* **Short problem**: Return every line below as is, leaving out the pictures.

Data entries
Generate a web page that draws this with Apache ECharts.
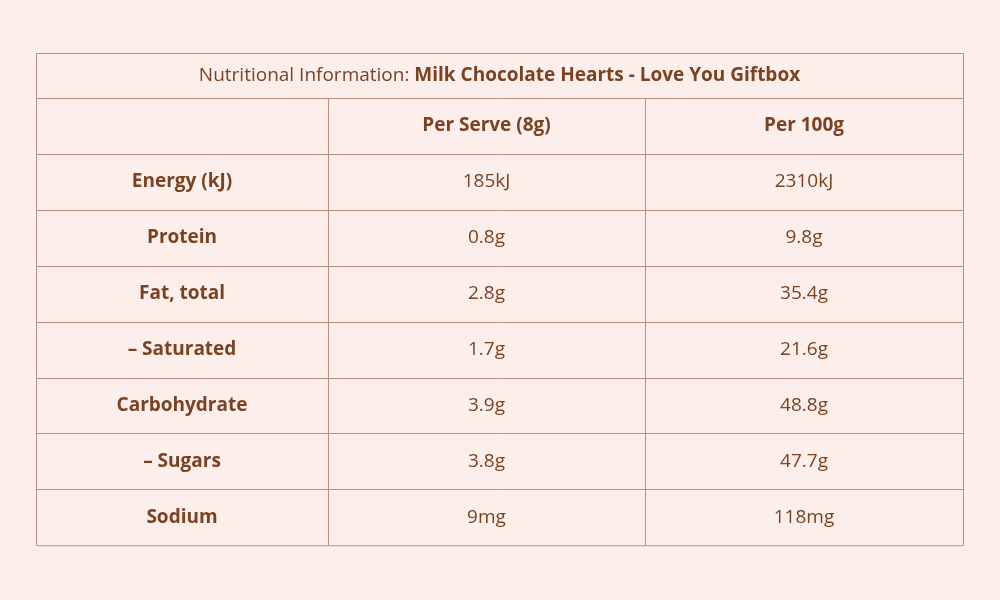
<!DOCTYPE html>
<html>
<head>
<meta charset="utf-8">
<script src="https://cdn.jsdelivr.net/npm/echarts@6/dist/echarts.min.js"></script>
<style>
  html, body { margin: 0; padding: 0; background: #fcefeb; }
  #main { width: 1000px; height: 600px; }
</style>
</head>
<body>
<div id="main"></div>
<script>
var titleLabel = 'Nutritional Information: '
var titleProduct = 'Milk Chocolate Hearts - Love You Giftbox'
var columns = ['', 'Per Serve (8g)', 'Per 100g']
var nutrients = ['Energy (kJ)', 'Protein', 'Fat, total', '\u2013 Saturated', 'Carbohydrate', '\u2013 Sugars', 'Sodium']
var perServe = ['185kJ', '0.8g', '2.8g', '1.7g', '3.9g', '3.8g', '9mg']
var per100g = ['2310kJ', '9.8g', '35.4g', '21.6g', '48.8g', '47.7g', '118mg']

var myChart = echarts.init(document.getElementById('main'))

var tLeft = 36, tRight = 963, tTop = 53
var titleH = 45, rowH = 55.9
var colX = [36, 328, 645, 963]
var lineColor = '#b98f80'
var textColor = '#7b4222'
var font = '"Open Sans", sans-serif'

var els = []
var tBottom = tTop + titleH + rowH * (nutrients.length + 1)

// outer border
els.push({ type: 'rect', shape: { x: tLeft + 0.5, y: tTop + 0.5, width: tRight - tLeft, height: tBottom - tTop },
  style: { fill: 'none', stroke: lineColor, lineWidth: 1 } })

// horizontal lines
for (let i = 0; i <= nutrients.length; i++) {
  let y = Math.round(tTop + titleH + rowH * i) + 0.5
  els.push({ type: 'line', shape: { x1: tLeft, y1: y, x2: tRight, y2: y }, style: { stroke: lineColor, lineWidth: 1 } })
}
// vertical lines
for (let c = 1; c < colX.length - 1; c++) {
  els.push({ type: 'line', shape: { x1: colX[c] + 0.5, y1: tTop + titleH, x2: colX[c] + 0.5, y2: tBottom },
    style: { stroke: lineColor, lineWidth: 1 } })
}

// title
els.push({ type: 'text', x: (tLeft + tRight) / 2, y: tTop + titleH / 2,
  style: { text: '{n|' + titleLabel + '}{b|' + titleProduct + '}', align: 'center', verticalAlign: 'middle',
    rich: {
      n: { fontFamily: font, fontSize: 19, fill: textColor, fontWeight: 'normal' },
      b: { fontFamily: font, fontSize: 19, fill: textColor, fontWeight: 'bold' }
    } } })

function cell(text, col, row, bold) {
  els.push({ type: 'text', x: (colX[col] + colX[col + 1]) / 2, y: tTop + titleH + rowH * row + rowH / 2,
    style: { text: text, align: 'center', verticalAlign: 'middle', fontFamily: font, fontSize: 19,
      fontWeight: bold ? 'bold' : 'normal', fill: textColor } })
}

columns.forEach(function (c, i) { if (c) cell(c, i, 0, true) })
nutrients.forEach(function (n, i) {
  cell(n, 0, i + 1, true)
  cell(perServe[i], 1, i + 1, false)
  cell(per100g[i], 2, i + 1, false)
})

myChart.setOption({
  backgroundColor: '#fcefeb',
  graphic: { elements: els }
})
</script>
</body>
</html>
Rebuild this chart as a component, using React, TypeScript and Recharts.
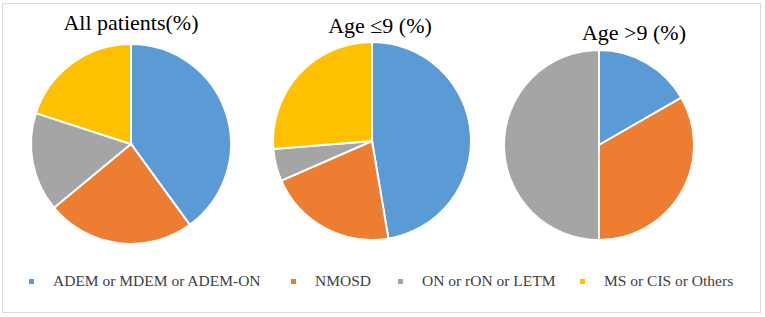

* **Worked answer**:
Generate a web page that draws this with Apache ECharts.
<!DOCTYPE html>
<html>
<head>
<meta charset="utf-8">
<script src="https://cdn.jsdelivr.net/npm/echarts@6/dist/echarts.min.js"></script>
<style>
  html, body { margin: 0; padding: 0; background: #fcefeb; }
  #main { width: 1000px; height: 600px; }
</style>
</head>
<body>
<div id="main"></div>
<script>
var titleLabel = 'Nutritional Information: '
var titleProduct = 'Milk Chocolate Hearts - Love You Giftbox'
var columns = ['', 'Per Serve (8g)', 'Per 100g']
var nutrients = ['Energy (kJ)', 'Protein', 'Fat, total', '\u2013 Saturated', 'Carbohydrate', '\u2013 Sugars', 'Sodium']
var perServe = ['185kJ', '0.8g', '2.8g', '1.7g', '3.9g', '3.8g', '9mg']
var per100g = ['2310kJ', '9.8g', '35.4g', '21.6g', '48.8g', '47.7g', '118mg']

var myChart = echarts.init(document.getElementById('main'))

var tLeft = 36, tRight = 963, tTop = 53
var titleH = 45, rowH = 55.9
var colX = [36, 328, 645, 963]
var lineColor = '#b98f80'
var textColor = '#7b4222'
var font = '"Open Sans", sans-serif'

var els = []
var tBottom = tTop + titleH + rowH * (nutrients.length + 1)

// outer border
els.push({ type: 'rect', shape: { x: tLeft + 0.5, y: tTop + 0.5, width: tRight - tLeft, height: tBottom - tTop },
  style: { fill: 'none', stroke: lineColor, lineWidth: 1 } })

// horizontal lines
for (let i = 0; i <= nutrients.length; i++) {
  let y = Math.round(tTop + titleH + rowH * i) + 0.5
  els.push({ type: 'line', shape: { x1: tLeft, y1: y, x2: tRight, y2: y }, style: { stroke: lineColor, lineWidth: 1 } })
}
// vertical lines
for (let c = 1; c < colX.length - 1; c++) {
  els.push({ type: 'line', shape: { x1: colX[c] + 0.5, y1: tTop + titleH, x2: colX[c] + 0.5, y2: tBottom },
    style: { stroke: lineColor, lineWidth: 1 } })
}

// title
els.push({ type: 'text', x: (tLeft + tRight) / 2, y: tTop + titleH / 2,
  style: { text: '{n|' + titleLabel + '}{b|' + titleProduct + '}', align: 'center', verticalAlign: 'middle',
    rich: {
      n: { fontFamily: font, fontSize: 19, fill: textColor, fontWeight: 'normal' },
      b: { fontFamily: font, fontSize: 19, fill: textColor, fontWeight: 'bold' }
    } } })

function cell(text, col, row, bold) {
  els.push({ type: 'text', x: (colX[col] + colX[col + 1]) / 2, y: tTop + titleH + rowH * row + rowH / 2,
    style: { text: text, align: 'center', verticalAlign: 'middle', fontFamily: font, fontSize: 19,
      fontWeight: bold ? 'bold' : 'normal', fill: textColor } })
}

columns.forEach(function (c, i) { if (c) cell(c, i, 0, true) })
nutrients.forEach(function (n, i) {
  cell(n, 0, i + 1, true)
  cell(perServe[i], 1, i + 1, false)
  cell(per100g[i], 2, i + 1, false)
})

myChart.setOption({
  backgroundColor: '#fcefeb',
  graphic: { elements: els }
})
</script>
</body>
</html>
Rebuild this chart as a component, using React, TypeScript and Recharts.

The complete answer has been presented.